Aim - Write the data out again, character for character, with no images.

──────── Supplied material ────────

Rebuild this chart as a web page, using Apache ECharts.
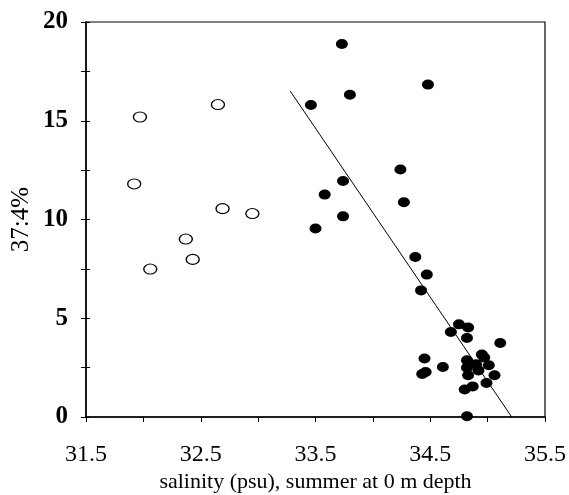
<!DOCTYPE html>
<html>
<head>
<meta charset="utf-8">
<script src="https://cdn.jsdelivr.net/npm/echarts@6/dist/echarts.min.js"></script>
<style>
  html, body { margin: 0; padding: 0; background: #fff; }
  #main { width: 569px; height: 495px; }
</style>
</head>
<body>
<div id="main"></div>
<script>
// open circles (left group)
var openX = [31.97, 32.65, 31.92, 32.69, 32.95, 32.37, 32.06, 32.43];
var openY = [15.19, 15.82, 11.80, 10.55, 10.30, 9.01, 7.49, 7.98];

// filled circles
var fillX = [33.73, 34.48, 33.80, 33.46, 34.24, 33.74, 33.58, 34.27, 33.74, 33.50,
             34.37, 34.47, 34.42,
             34.75, 34.83, 34.68, 34.82, 35.11, 34.45, 34.95, 34.97, 34.82, 34.61,
             34.90, 35.01, 34.82, 34.92, 34.43, 34.46, 34.83, 35.06, 34.99, 34.87,
             34.80, 34.82];
var fillY = [18.89, 16.83, 16.32, 15.80, 12.53, 11.95, 11.26, 10.87, 10.16, 9.54,
             8.10, 7.21, 6.41,
             4.69, 4.53, 4.30, 4.00, 3.75, 2.96, 3.16, 3.01, 2.87, 2.53,
             2.67, 2.62, 2.50, 2.36, 2.18, 2.28, 2.11, 2.11, 1.72, 1.55,
             1.39, 0.04];

// regression line end points
var fitX = [33.28, 35.21];
var fitY = [16.5, 0];

var xTicks = [31.5, 32.5, 33.5, 34.5, 35.5];

function pairs(xs, ys) {
	return xs.map(function(x, i) { return [x, ys[i]]; });
}

var serif = '"Liberation Serif", "DejaVu Serif", serif';

var baseX = {
	type: 'value',
	min: 31.5,
	max: 35.5,
	interval: 0.5,
	splitLine: { show: false },
	axisLine: { lineStyle: { color: '#000', width: 1.5 } }
};
var baseY = {
	type: 'value',
	min: 0,
	max: 20,
	interval: 2.5,
	splitLine: { show: false },
	axisLine: { lineStyle: { color: '#000', width: 1.5 } }
};

var option = {
	backgroundColor: '#fff',
	animation: false,
	grid: {
		left: 86, right: 24, top: 22, bottom: 78,
		outerBoundsMode: 'none',
		containLabel: false,
		show: true, borderColor: '#000', borderWidth: 1.2
	},
	xAxis: [
		Object.assign({}, baseX, {
			name: 'salinity (psu), summer at 0 m depth',
			nameLocation: 'middle',
			nameGap: 54,
			nameMoveOverlap: false,
			nameTextStyle: { fontFamily: serif, fontSize: 22, color: '#000' },
			axisTick: { show: true, length: 5, lineStyle: { color: '#000' } },
			axisLabel: {
				margin: 26,
				fontFamily: serif, fontSize: 24, color: '#000',
				formatter: function(v) {
					return xTicks.indexOf(+v.toFixed(1)) >= 0 ? v.toFixed(1) : '';
				}
			}
		}),
		Object.assign({}, baseX, {
			axisLine: { show: false },
			axisTick: { show: true, inside: true, length: 5, lineStyle: { color: '#000' } },
			axisLabel: { show: false }
		})
	],
	yAxis: [
		Object.assign({}, baseY, {
			name: '37:4%',
			nameLocation: 'middle',
			nameRotate: 90,
			nameGap: 52,
			nameMoveOverlap: false,
			nameTextStyle: { fontFamily: serif, fontSize: 25, color: '#000' },
			axisTick: { show: true, length: 5, lineStyle: { color: '#000' } },
			axisLabel: {
				margin: 18,
				fontFamily: serif, fontSize: 25, fontWeight: 'bold', color: '#000',
				formatter: function(v) { return v % 5 === 0 ? String(v) : ''; }
			}
		}),
		Object.assign({}, baseY, {
			axisLine: { show: false },
			position: 'left',
			axisTick: { show: true, inside: true, length: 4, lineStyle: { color: '#000' } },
			axisLabel: { show: false }
		})
	],
	series: [
		{
			name: 'fit',
			type: 'line',
			data: pairs(fitX, fitY),
			symbol: 'none',
			lineStyle: { color: '#000', width: 1 },
			silent: true
		},
		{
			name: 'open',
			type: 'scatter',
			data: pairs(openX, openY),
			symbol: 'circle',
			symbolSize: [13, 10],
			itemStyle: { color: '#fff', borderColor: '#000', borderWidth: 1.2, opacity: 1 }
		},
		{
			name: 'filled',
			type: 'scatter',
			data: pairs(fillX, fillY),
			symbol: 'circle',
			symbolSize: [12, 10],
			itemStyle: { color: '#000', opacity: 1 }
		}
	]
};

var chart = echarts.init(document.getElementById('main'), null, { renderer: 'canvas' });
chart.setOption(option, true);
</script>
</body>
</html>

────────

Solution for this problem -
Rebuild this chart as a web page, using Apache ECharts.
<!DOCTYPE html>
<html>
<head>
<meta charset="utf-8">
<script src="https://cdn.jsdelivr.net/npm/echarts@6/dist/echarts.min.js"></script>
<style>
  html, body { margin: 0; padding: 0; background: #fff; }
  #main { width: 569px; height: 495px; }
</style>
</head>
<body>
<div id="main"></div>
<script>
// open circles (left group)
var openX = [31.97, 32.65, 31.92, 32.69, 32.95, 32.37, 32.06, 32.43];
var openY = [15.19, 15.82, 11.80, 10.55, 10.30, 9.01, 7.49, 7.98];

// filled circles
var fillX = [33.73, 34.48, 33.80, 33.46, 34.24, 33.74, 33.58, 34.27, 33.74, 33.50,
             34.37, 34.47, 34.42,
             34.75, 34.83, 34.68, 34.82, 35.11, 34.45, 34.95, 34.97, 34.82, 34.61,
             34.90, 35.01, 34.82, 34.92, 34.43, 34.46, 34.83, 35.06, 34.99, 34.87,
             34.80, 34.82];
var fillY = [18.89, 16.83, 16.32, 15.80, 12.53, 11.95, 11.26, 10.87, 10.16, 9.54,
             8.10, 7.21, 6.41,
             4.69, 4.53, 4.30, 4.00, 3.75, 2.96, 3.16, 3.01, 2.87, 2.53,
             2.67, 2.62, 2.50, 2.36, 2.18, 2.28, 2.11, 2.11, 1.72, 1.55,
             1.39, 0.04];

// regression line end points
var fitX = [33.28, 35.21];
var fitY = [16.5, 0];

var xTicks = [31.5, 32.5, 33.5, 34.5, 35.5];

function pairs(xs, ys) {
	return xs.map(function(x, i) { return [x, ys[i]]; });
}

var serif = '"Liberation Serif", "DejaVu Serif", serif';

var baseX = {
	type: 'value',
	min: 31.5,
	max: 35.5,
	interval: 0.5,
	splitLine: { show: false },
	axisLine: { lineStyle: { color: '#000', width: 1.5 } }
};
var baseY = {
	type: 'value',
	min: 0,
	max: 20,
	interval: 2.5,
	splitLine: { show: false },
	axisLine: { lineStyle: { color: '#000', width: 1.5 } }
};

var option = {
	backgroundColor: '#fff',
	animation: false,
	grid: {
		left: 86, right: 24, top: 22, bottom: 78,
		outerBoundsMode: 'none',
		containLabel: false,
		show: true, borderColor: '#000', borderWidth: 1.2
	},
	xAxis: [
		Object.assign({}, baseX, {
			name: 'salinity (psu), summer at 0 m depth',
			nameLocation: 'middle',
			nameGap: 54,
			nameMoveOverlap: false,
			nameTextStyle: { fontFamily: serif, fontSize: 22, color: '#000' },
			axisTick: { show: true, length: 5, lineStyle: { color: '#000' } },
			axisLabel: {
				margin: 26,
				fontFamily: serif, fontSize: 24, color: '#000',
				formatter: function(v) {
					return xTicks.indexOf(+v.toFixed(1)) >= 0 ? v.toFixed(1) : '';
				}
			}
		}),
		Object.assign({}, baseX, {
			axisLine: { show: false },
			axisTick: { show: true, inside: true, length: 5, lineStyle: { color: '#000' } },
			axisLabel: { show: false }
		})
	],
	yAxis: [
		Object.assign({}, baseY, {
			name: '37:4%',
			nameLocation: 'middle',
			nameRotate: 90,
			nameGap: 52,
			nameMoveOverlap: false,
			nameTextStyle: { fontFamily: serif, fontSize: 25, color: '#000' },
			axisTick: { show: true, length: 5, lineStyle: { color: '#000' } },
			axisLabel: {
				margin: 18,
				fontFamily: serif, fontSize: 25, fontWeight: 'bold', color: '#000',
				formatter: function(v) { return v % 5 === 0 ? String(v) : ''; }
			}
		}),
		Object.assign({}, baseY, {
			axisLine: { show: false },
			position: 'left',
			axisTick: { show: true, inside: true, length: 4, lineStyle: { color: '#000' } },
			axisLabel: { show: false }
		})
	],
	series: [
		{
			name: 'fit',
			type: 'line',
			data: pairs(fitX, fitY),
			symbol: 'none',
			lineStyle: { color: '#000', width: 1 },
			silent: true
		},
		{
			name: 'open',
			type: 'scatter',
			data: pairs(openX, openY),
			symbol: 'circle',
			symbolSize: [13, 10],
			itemStyle: { color: '#fff', borderColor: '#000', borderWidth: 1.2, opacity: 1 }
		},
		{
			name: 'filled',
			type: 'scatter',
			data: pairs(fillX, fillY),
			symbol: 'circle',
			symbolSize: [12, 10],
			itemStyle: { color: '#000', opacity: 1 }
		}
	]
};

var chart = echarts.init(document.getElementById('main'), null, { renderer: 'canvas' });
chart.setOption(option, true);
</script>
</body>
</html>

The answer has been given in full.